The current situation is at the very least a bit misleading: There is a decoder alphabet is called "base64url", but it doesn't actually decode base64url (because that can contain padding), but the just the jwt-token-subset of base64url. I didn't know that, so I used the decoder on a base64url encoded string that is not part of the jwt token (it's a url parameter in the redirect uri string), and so the decoding failed.

One could rename the alphabet to something like "base64url_without_padding" to communicate the restriction more clearly, but I think just allowing uppercase padding would be the better solution.

Thanks for the workaround suggestion, we just ended up replacing "%3D" with "%3d" in a preprocessing steps, which works but is a little annoying :D

Thalhammer commented 2 years ago

We use the base64url decoder to decode a base64url value that is not part of the jwt token

Ahhh ok that makes a lot more sense.
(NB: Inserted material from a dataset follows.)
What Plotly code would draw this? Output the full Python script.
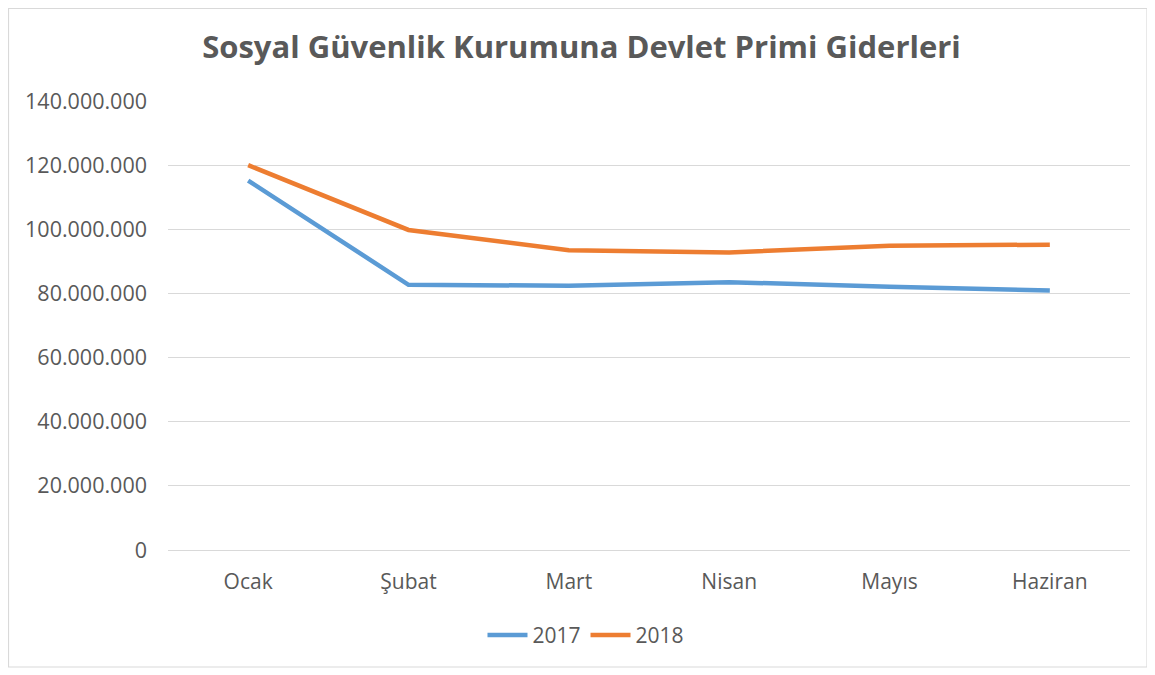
import plotly.graph_objects as go

months = ["Ocak", "Şubat", "Mart", "Nisan", "Mayıs", "Haziran"]
y2017 = [115200000, 82700000, 82400000, 83500000, 82100000, 80900000]
y2018 = [120000000, 99800000, 93500000, 92800000, 94900000, 95200000]
tickvals = [0, 20000000, 40000000, 60000000, 80000000, 100000000, 120000000, 140000000]

FONT = "Open Sans, Liberation Sans, sans-serif"
GREY = "#595959"

fig = go.Figure()
fig.add_trace(go.Scatter(x=months, y=y2017, name="2017", mode="lines",
                         line=dict(color="#5b9bd5", width=4.5)))
fig.add_trace(go.Scatter(x=months, y=y2018, name="2018", mode="lines",
                         line=dict(color="#ed7d31", width=4.5)))

# page body has an 8px margin, so the figure is sized/offset to compensate
fig.update_layout(
    width=1147, height=667,
    margin=dict(l=160, r=25, t=93, b=125),
    paper_bgcolor="white", plot_bgcolor="white",
    separators=",.",
    font=dict(family=FONT, color=GREY, size=21),
    title=dict(text="<b>Sosyal Güvenlik Kurumuna Devlet Primi Giderleri</b>",
               x=0.5, xref="container", xanchor="center", y=0.9415, yref="container",
               yanchor="middle", font=dict(size=31, color=GREY, family=FONT)),
    showlegend=True,
    legend=dict(orientation="h", x=0.4345, xanchor="center", y=-0.19, yanchor="middle",
                font=dict(size=21, color=GREY), itemwidth=40, traceorder="normal"),
    xaxis=dict(range=[-0.5, 5.5], showgrid=False, showline=False, zeroline=False,
               ticks="", tickfont=dict(size=21, color=GREY), ticklabelstandoff=17),
    yaxis=dict(range=[0, 140000000], tickvals=tickvals, tickformat=",d",
               showgrid=True, gridcolor="#d9d9d9", gridwidth=1.2,
               zeroline=True, zerolinecolor="#d9d9d9", zerolinewidth=1.2,
               showline=False, ticks="", tickfont=dict(size=21.5, color=GREY),
               ticklabelstandoff=20),
    shapes=[dict(type="rect", xref="paper", yref="paper",
                 x0=-0.1658, x1=1.0177, y0=-0.2606, y1=1.206,
                 line=dict(color="#d9d9d9", width=1.2), fillcolor="rgba(0,0,0,0)",
                 layer="below")],
)

fig.write_html("out.html")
It IS a base64url alphabet (the difference being that + is replaced with -, the / with _ and the = being percent encoded), it's just expecting lowercase encoding. I agree that this is not ideal, but I don't really know how we could change this without breaking everyone that uses a custom alphabet. We would need at the very least a method to provide more than one padding string or (better) some sort of hook point that preprocesses the string (in this case doing urldecode).

prince-chrismc commented 2 years ago

We can have a fancy template deduction enable_if for string or vector of strings 🤔 against the fill to support more complex alphabets.

Or maybe just case insensitive search might be good enough, replace https://github.com/Thalhammer/jwt-cpp/blob/142d2d38e7bb1ad17b9787d776589e719d7494cb/include/jwt-cpp/base.h#L202 maybe with https://stackoverflow.com/a/3152296/8480874?

Thalhammer commented 2 years ago

The problem with doing a case insensitive search by default that it causes problems if the lowercase version of the padding is part of the alphabet. While thats not the case for any base64 version I know of, we can't relly on that since someone might be using a custom alphabet that does. Its unlikely, but not impossible. In which case their code would break at runtime and only sometimes, which is kinda the worst case imho.

prince-chrismc commented 2 years ago

Instead of doing a "case insentive" version I did a substring match on multiple fill patterns. This should avoid the concerns + there's a dedicated alphabet for this exact RFC. If someone writes their own hopefully they have unit tests 🤞